Donizetti: Lucia di Lammermoor
Opera Bohemia

Edinburgh Festival Fringe
August 2011

After last year's debut with La bohème, Opera Bohemia returns to the Fringe with a production of Donizetti's Lucia di Lammermoor. And it is good to see that the company is keeping up standards.

Once again performing in St Andrew's and St George's Church, designer Magnus Popplewell has gone for a minimalist set - grey walls which can be moved on castors to form exteriors or interiors as required, a desk for the Great Hall, a grey, bare-limbed papier-mâché trees and a couple of gravestones.

The young cast forms a tight and effective ensemble. True, the kilts are a minor anachronism for the 17th century Lammermuirs, but the young men look very fetching in them, the Ashton contingent teaming them with big shirts and black weskits, whereas Edgardo wears the hairy tweed variety with a plaid. Lord Arturo Bucklaw, when he arrives, does so in tail-suit and red cravat.

While all the singing is good, Suzanne Shakespeare stands out as Lucia. Her voice is light and clear - although, later, in Act 2, she puts a darker shade into it. Her mad scene is excellent, the duet with the violin of Amira Bedrush-McDonald in particular. Her high notes are confident and, seemingly, effortless, her acting finely judged.

Alistair Digges, as Edgardo, is a good match vocally in their duets. He is clearly in love with Lucia, but perhaps a little in love too with his position as last of the line - one feels that, if he really were concerned about perpetuating his line, killing himself for love is not the most constructive way to go about it.

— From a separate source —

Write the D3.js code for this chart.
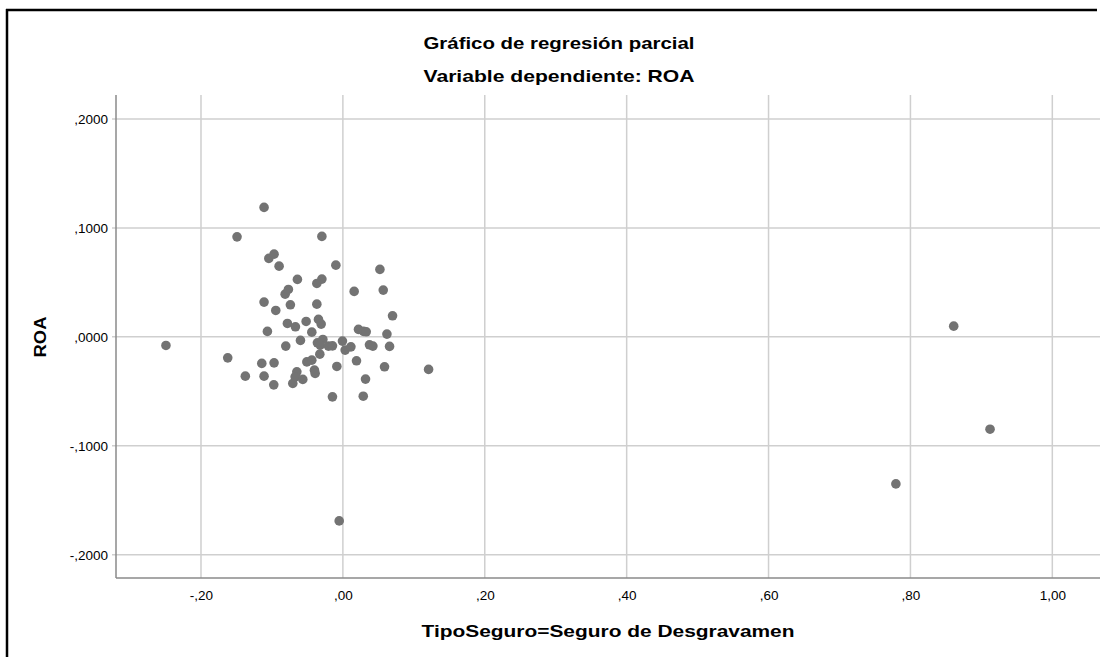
<!DOCTYPE html>
<html>
<head>
<meta charset="utf-8">
<script src="https://cdn.jsdelivr.net/npm/d3@7"></script>
<style>
  html, body { margin: 0; padding: 0; background: #ffffff; }
  svg { display: block; }
  text { font-family: "Liberation Sans", Arial, sans-serif; fill: #000; }
</style>
</head>
<body>
<svg id="chart" width="1102" height="657"></svg>
<script>
// ---- Data ----
const titleLines = ["Gráfico de regresión parcial", "Variable dependiente: ROA"];
const xLabel = "TipoSeguro=Seguro de Desgravamen";
const yLabel = "ROA";

const xTicks = [-0.20, 0.00, 0.20, 0.40, 0.60, 0.80, 1.00];
const xTickLabels = ["-,20", ",00", ",20", ",40", ",60", ",80", "1,00"];
const yTicks = [0.2, 0.1, 0.0, -0.1, -0.2];
const yTickLabels = [",2000", ",1000", ",0000", "-,1000", "-,2000"];

// partial residuals: TipoSeguro (x) vs ROA (y)
const xValues = [
  -0.1111, -0.1492, -0.0296, -0.1044, -0.0970, -0.0899, -0.0099, 0.0522, -0.0641, -0.0296,
  -0.0367, 0.0159, 0.0569, -0.0814, -0.0768, -0.1111, -0.0740, -0.0367, -0.0946, 0.0700,
  -0.0782, -0.0669, -0.0518, -0.0344, -0.0306, -0.1064, -0.0438, 0.0220, 0.0291, 0.0329,
  0.0621, -0.0805, -0.0598, -0.0359, -0.0282, -0.0320, -0.0203, -0.0147, -0.0006, 0.0032,
  0.0113, 0.0375, 0.0423, 0.0658, -0.2494, -0.1623, -0.1143, -0.0970, -0.0508, -0.0438,
  -0.0325, 0.0192, -0.0085, 0.0587, -0.1375, -0.1111, -0.0649, -0.0673, -0.0706, -0.0565,
  -0.0401, -0.0391, -0.0974, 0.0319, -0.0147, 0.0287, 0.1208, -0.0052, 0.8610, 0.9122,
  0.7795
];
const yValues = [
  0.1188, 0.0918, 0.0922, 0.0720, 0.0759, 0.0649, 0.0658, 0.0619, 0.0527, 0.0530,
  0.0490, 0.0417, 0.0429, 0.0392, 0.0435, 0.0319, 0.0294, 0.0300, 0.0242, 0.0193,
  0.0123, 0.0092, 0.0141, 0.0160, 0.0117, 0.0050, 0.0043, 0.0068, 0.0050, 0.0046,
  0.0025, -0.0085, -0.0033, -0.0055, -0.0024, -0.0076, -0.0085, -0.0083, -0.0039, -0.0122,
  -0.0092, -0.0073, -0.0085, -0.0088, -0.0079, -0.0193, -0.0244, -0.0239, -0.0230, -0.0214,
  -0.0159, -0.0220, -0.0272, -0.0275, -0.0361, -0.0361, -0.0321, -0.0367, -0.0428, -0.0391,
  -0.0306, -0.0336, -0.0441, -0.0388, -0.0551, -0.0545, -0.0299, -0.1690, 0.0098, -0.0848,
  -0.1350
];

// ---- Layout ----
const svg = d3.select("#chart");
const plot = { left: 116, right: 1100, top: 95, bottom: 578 };

const x = d3.scaleLinear().domain([-0.3198, 1.0672]).range([plot.left, plot.right]);
const y = d3.scaleLinear().domain([-0.2214, 0.2220]).range([plot.bottom, plot.top]);

// outer frame
svg.append("line").attr("x1", 7).attr("x2", 7).attr("y1", 9).attr("y2", 657)
  .attr("stroke", "#000").attr("stroke-width", 2.5);
svg.append("line").attr("x1", 6).attr("x2", 1097).attr("y1", 10).attr("y2", 10)
  .attr("stroke", "#000").attr("stroke-width", 2.5);

// gridlines
const grid = svg.append("g");
grid.selectAll("line.vx").data(xTicks).enter().append("line")
  .attr("x1", d => x(d)).attr("x2", d => x(d))
  .attr("y1", plot.top).attr("y2", plot.bottom)
  .attr("stroke", "#cfcfcf").attr("stroke-width", 1.5);
grid.selectAll("line.hy").data(yTicks).enter().append("line")
  .attr("x1", plot.left - 4).attr("x2", plot.right)
  .attr("y1", d => y(d)).attr("y2", d => y(d))
  .attr("stroke", "#cfcfcf").attr("stroke-width", 1.5);

// axes
const xAxis = d3.axisBottom(x).tickValues(xTicks)
  .tickFormat((d, i) => xTickLabels[i]).tickSize(0).tickPadding(12);
const yAxis = d3.axisLeft(y).tickValues(yTicks)
  .tickFormat((d, i) => yTickLabels[i]).tickSize(0).tickPadding(8);

const gx = svg.append("g").attr("transform", `translate(0,${plot.bottom})`).call(xAxis);
const gy = svg.append("g").attr("transform", `translate(${plot.left},0)`).call(yAxis);
[gx, gy].forEach(g => {
  g.select(".domain").remove();
  g.selectAll("text").style("font-family", "'Liberation Sans', Arial, sans-serif")
    .style("font-size", "13.5px").attr("fill", "#000");
});

// axis lines
svg.append("line").attr("x1", plot.left).attr("x2", plot.right)
  .attr("y1", plot.bottom).attr("y2", plot.bottom)
  .attr("stroke", "#8a8a8a").attr("stroke-width", 1.5);
svg.append("line").attr("x1", plot.left).attr("x2", plot.left)
  .attr("y1", plot.top).attr("y2", plot.bottom)
  .attr("stroke", "#8a8a8a").attr("stroke-width", 1.5);

// points
const pts = xValues.map((v, i) => ({ x: v, y: yValues[i] }));
svg.append("g").selectAll("circle").data(pts).enter().append("circle")
  .attr("cx", d => x(d.x)).attr("cy", d => y(d.y)).attr("r", 4.8)
  .attr("fill", "#737373");

// titles
svg.append("text").attr("x", 559).attr("y", 49).attr("text-anchor", "middle")
  .style("font-size", "17px").style("font-weight", "bold")
  .attr("textLength", 271).attr("lengthAdjust", "spacingAndGlyphs")
  .text(titleLines[0]);
svg.append("text").attr("x", 559).attr("y", 82).attr("text-anchor", "middle")
  .style("font-size", "17px").style("font-weight", "bold")
  .attr("textLength", 271).attr("lengthAdjust", "spacingAndGlyphs")
  .text(titleLines[1]);

svg.append("text").attr("x", 608).attr("y", 637).attr("text-anchor", "middle")
  .style("font-size", "17px").style("font-weight", "bold")
  .attr("textLength", 373).attr("lengthAdjust", "spacingAndGlyphs")
  .text(xLabel);

svg.append("text").attr("transform", "translate(46,337) rotate(-90)")
  .attr("text-anchor", "middle")
  .style("font-size", "17px").style("font-weight", "bold")
  .attr("textLength", 41).attr("lengthAdjust", "spacingAndGlyphs")
  .text(yLabel);
</script>
</body>
</html>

And that is one benefit of singers roughly the same age as the characters they are portraying - it opens up other possible interpretations of the piece. As Lucia's brother Enrico, Douglas Nairne highlights the absence of their parents. In the circumstances, he is doing the best he can for the family as he sees it; really he is just selfish and inconsiderate and barely coping with all his responsibilities, rather than being bad or evil. His distress, as he realises what he has done to Lucia, is endearing.

A nice touch is Christopher Nairne, as Normanno, sketching the wedding party as the quartet sung by Enrico, Edgardo, Lucia and Raimondo Bidebent the chaplain (James Arthur) morphs into a chorus. Stephen Chambers, singing Arturo, is blissfully unaware of the tensions and undercurrents, happy to take at face value to assurances of Enrico.

Director John Wilkie shows what is possible with a talented cast, singing with conviction and style, even with limited space and resources. The place of the orchestra is taken by Laura Baxter on piano and Amira Bedrush-McDonald on violin. That most of the cast are very recent graduates of RSAMD - to become the Royal Conservatoire of Scotland on 1 September - makes the polish of this production all the greater.